E-ticaret siteleri genellikle karmaşık altyapılar (Magento, Shopify, Woocommerce vb.) kullanır. Zamanla sitenize eklediğiniz eklentiler veya özelleştirilmiş kodlar “teknik borç” yaratabilir. Gereksiz CSS/JS dosyaları, yavaş veritabanı sorguları veya düzgün yapılandırılmamış sunucu ayarları sitenizin performansını aşağı çeker. Google botları ağır bir kodu tararken çok fazla enerji harcar ve bir noktadan sonra taramayı bırakabilir (timeout). Kod yapınızın temiz, standartlara uygun ve güncel olması, botların sitenizi daha derinlemesine taramasını sağlar. Teknik SEO denetimlerini (audit) periyodik olarak yapmak, gizli kalmış hataları temizlemek için gereklidir.

Rakip analizi yapmamak bir hata mıdır?

SEO sadece kendi sitenize odaklanmak değildir; aynı zamanda rakiplerinizin ne yaptığını anlamaktır. Rakipleriniz hangi anahtar kelimelerde üst sırada? Onlara nerelerden backlink geliyor? Hangi içerik türleri daha çok paylaşılıyor? Bu soruların cevabını bilmeden körü körüne SEO çalışması yapmak zaman kaybına yol açabilir. Rakip analizi yaparak sektörünüzdeki içerik boşluklarını (content gap) bulabilir ve onların henüz hedeflemediği alanlarda öne geçebilirsiniz. Rakiplerin güçlü yanlarından ders çıkarmak ve zayıf yanlarını fırsata çevirmek, stratejik bir SEO planlamasının temelini oluşturur.

Kullanıcı deneyimi (UX) metrikleri SEO’yu nasıl şekillendirir?

Google, artık sadece teknik verilere değil, kullanıcının sitenizde ne kadar mutlu olduğuna da bakıyor. “Dwell time” (sitede kalma süresi), “Bounce rate” (hemen çıkma oranı) ve “Pogo-sticking” (arama sonucuna geri dönme) gibi metrikler, sitenizin kalitesi hakkında Google’a sinyal gönderir. Eğer sitenizin tasarımı çok eskiyse, arama kutusu çalışmıyorsa veya ödeme adımları çok karmaşıksa kullanıcılar sitenizden kaçacaktır. İyi bir UX tasarımı, kullanıcının aradığına hızlıca ulaşmasını ve dönüşüm yapmasını sağlar.

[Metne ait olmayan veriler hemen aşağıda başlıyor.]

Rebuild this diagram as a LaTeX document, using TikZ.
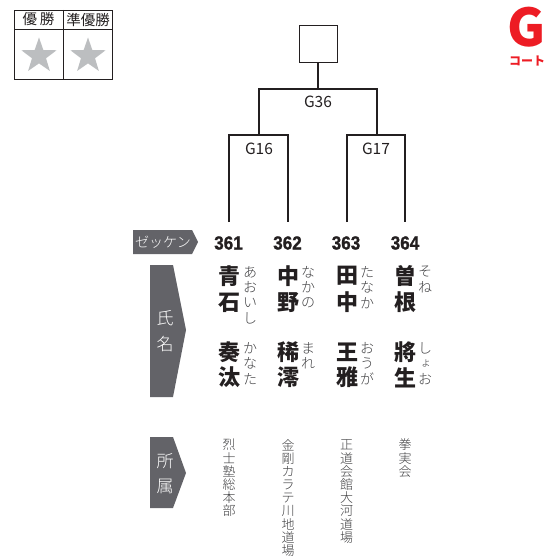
\documentclass[tikz,border=0pt]{standalone}
\usepackage{fontspec}
\setmainfont{Noto Sans CJK JP}
\newfontfamily\jpblack[UprightFont={* Black}]{Noto Sans CJK JP}
\newfontfamily\jplight[UprightFont={* Light}]{Noto Sans CJK JP}
\newfontfamily\numfont[FakeBold=1.2]{Liberation Sans Bold}
\usetikzlibrary{shapes.geometric}
\definecolor{badge}{HTML}{636368}
\definecolor{starc}{HTML}{BCBEC0}
\definecolor{redc}{HTML}{ED1C24}
\definecolor{ink}{HTML}{231F20}
\definecolor{kana}{HTML}{404042}
\tikzset{
  line/.style={draw=ink,line width=1.8pt},
  thin box/.style={draw=ink,line width=0.8pt},
  arrow badge/.style={fill=badge,draw=none},
  star mark/.style={star,star points=5,star point ratio=2.5,fill=starc,draw=none,inner sep=0pt,minimum size=37pt},
  head/.style={inner sep=0pt,text=ink,font=\fontsize{14.5}{14.5}\selectfont},
  game/.style={inner sep=0pt,text=ink,font=\fontsize{15.5}{15.5}\selectfont},
  bib/.style={inner sep=0pt,text=ink,font=\numfont\fontsize{19}{19}\selectfont},
  kanji/.style={inner sep=0pt,text=ink,font=\jpblack\fontsize{22}{22}\selectfont},
  furi/.style={inner sep=0pt,text=kana,font=\jplight\fontsize{14}{14}\selectfont},
  aff/.style={inner sep=0pt,text=kana,font=\jplight\fontsize{13}{13}\selectfont},
  side/.style={inner sep=0pt,text=white,font=\jplight\fontsize{17}{17}\selectfont},
}
\newcommand{\vstack}[6]{% style, name, x, y, step, list
  \foreach \c [count=\i from 0] in {#6}{
    \node[#1] (#2-\i) at (#3,{#4+\i*#5}) {\c};
  }
}
\begin{document}
\begin{tikzpicture}[x=1pt,y=-1pt]
\useasboundingbox (0,0) rectangle (547,556);
% result table
\draw[thin box] (14,10) rectangle (112,79);
\draw[thin box] (14,29) -- (112,29);
\draw[thin box] (63,10) -- (63,79);
\node[head] (win) at (38.5,19.5) {優\hspace{3pt}勝};
\node[head] (second) at (88,19.5) {準優勝};
\node[star mark] (star1) at (39,56) {};
\node[star mark] (star2) at (88,56) {};
% court mark
\node[inner sep=0pt,text=redc] (court) at (527,27) {\jpblack\fontsize{52}{52}\selectfont G};
\node[inner sep=0pt,text=redc] (courtlabel) at (527,61.5) {\jpblack\fontsize{12}{12}\selectfont コート};
% bracket
\node[draw=ink,line width=1pt,minimum width=38pt,minimum height=37pt,inner sep=0pt] (champ) at (318,44.5) {};
\coordinate (j36) at (318,89);
\coordinate (c16) at (259,89);
\coordinate (c17) at (377,89);
\coordinate (j16) at (259,135);
\coordinate (j17) at (377,135);
\coordinate (l1) at (229,135);
\coordinate (l2) at (288,135);
\coordinate (l3) at (347,135);
\coordinate (l4) at (405,135);
\coordinate (e1) at (229,222);
\coordinate (e2) at (288,222);
\coordinate (e3) at (347,222);
\coordinate (e4) at (405,222);
\node[game] (g36) at (318,102) {G36};
\node[game] (g16) at (259,149) {G16};
\node[game] (g17) at (376,149) {G17};
\node[bib] (b1) at (228.5,243) {\scalebox{0.9}[1]{361}};
\node[bib] (b2) at (287.5,243) {\scalebox{0.9}[1]{362}};
\node[bib] (b3) at (346,243) {\scalebox{0.9}[1]{363}};
\node[bib] (b4) at (405,243) {\scalebox{0.9}[1]{364}};
\draw[line] (champ.south) -- (j36);
\draw[line] (j16) -- (c16) -- (c17) -- (j17);
\draw[line] (e1) -- (l1) -- (l2) -- (e2);
\draw[line] (e3) -- (l3) -- (l4) -- (e4);
% side badges
\fill[arrow badge] (133,230) -- (192,230) -- (198,242) -- (192,254) -- (133,254) -- cycle;
\node[inner sep=0pt,text=white] (bibl) at (163,242) {\jplight\fontsize{14}{14}\selectfont ゼッケン};
\fill[arrow badge] (150,265) -- (173,265) -- (186,330) -- (173,397) -- (150,397) -- cycle;
\node[side] (nm1) at (165,318) {氏};
\node[side] (nm2) at (165,344) {名};
\fill[arrow badge] (150,437) -- (173,437) -- (186,473) -- (173,508) -- (150,508) -- cycle;
\node[side] (af1) at (165,461) {所};
\node[side] (af2) at (165,486) {属};
% names
\vstack{kanji}{na}{229}{276}{26.5}{青,石}
\vstack{kanji}{nb}{229}{352}{25.5}{奏,汰}
\vstack{kanji}{nc}{288}{276}{26.5}{中,野}
\vstack{kanji}{nd}{288}{352}{25.5}{稀,澪}
\vstack{kanji}{ne}{347}{276}{26.5}{田,中}
\vstack{kanji}{nf}{347}{352}{25.5}{王,雅}
\vstack{kanji}{ng}{405}{276}{26.5}{曽,根}
\vstack{kanji}{nh}{405}{352}{25.5}{將,生}
% readings
\vstack{furi}{fa}{250}{272}{15.5}{あ,お,い,し}
\vstack{furi}{fb}{250}{348}{15.5}{か,な,た}
\vstack{furi}{fc}{308}{272}{15.5}{な,か,の}
\vstack{furi}{fd}{308}{348}{15.5}{ま,れ}
\vstack{furi}{fe}{367}{272}{15.5}{た,な,か}
\vstack{furi}{ff}{367}{348}{15.5}{お,う,が}
\vstack{furi}{fg}{425}{272}{15.5}{そ,ね}
\node[furi] (fh-0) at (425,348) {し};
\node[furi] (fh-1) at (426,363) {\fontsize{11}{11}\selectfont ょ};
\node[furi] (fh-2) at (425,379) {お};
% affiliations
\vstack{aff}{aa}{229}{445}{13.2}{烈,士,塾,総,本,部}
\vstack{aff}{ab}{288}{445}{13.2}{金,剛,カ,ラ,テ,川,地,道,場}
\vstack{aff}{ac}{346.5}{445}{13.2}{正,道,会,館,大,河,道,場}
\vstack{aff}{ad}{405}{445}{13.2}{拳,実,会}
\end{tikzpicture}
\end{document}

SEO ve UX birbirini tamamlayan iki disiplindir; biri kullanıcıyı getirir, diğeri ise onu içeride tutup memnun eder.

Sürdürülebilir Bir SEO Başarısı İçin Ne Yapılmalı?

E-ticaret siteleri için SEO, tek seferlik bir ayar değil, yaşayan bir süreçtir. Yukarıda saydığımız 25 kritik hata, buzdağının sadece görünen kısmıdır. Başarılı olmak için verileri düzenli olarak analiz etmeli, Google’ın algoritma güncellemelerini takip etmeli ve her zaman kullanıcıyı odak noktasında tutmalısınız. Teknik hataları sıfıra indirmek, benzersiz içerikler üretmek ve site hızını maksimize etmek sizi rakiplerinizin fersah fersah önüne geçirecektir. Unutmayın ki SEO sabır işidir; bugün yaptığınız doğru hamlelerin meyvelerini birkaç ay içinde katlanarak alacaksınız. Dijital dünyada kalıcı olmanın yolu, kurallarına göre oynamaktan ve sürekli iyileştirmeden geçer.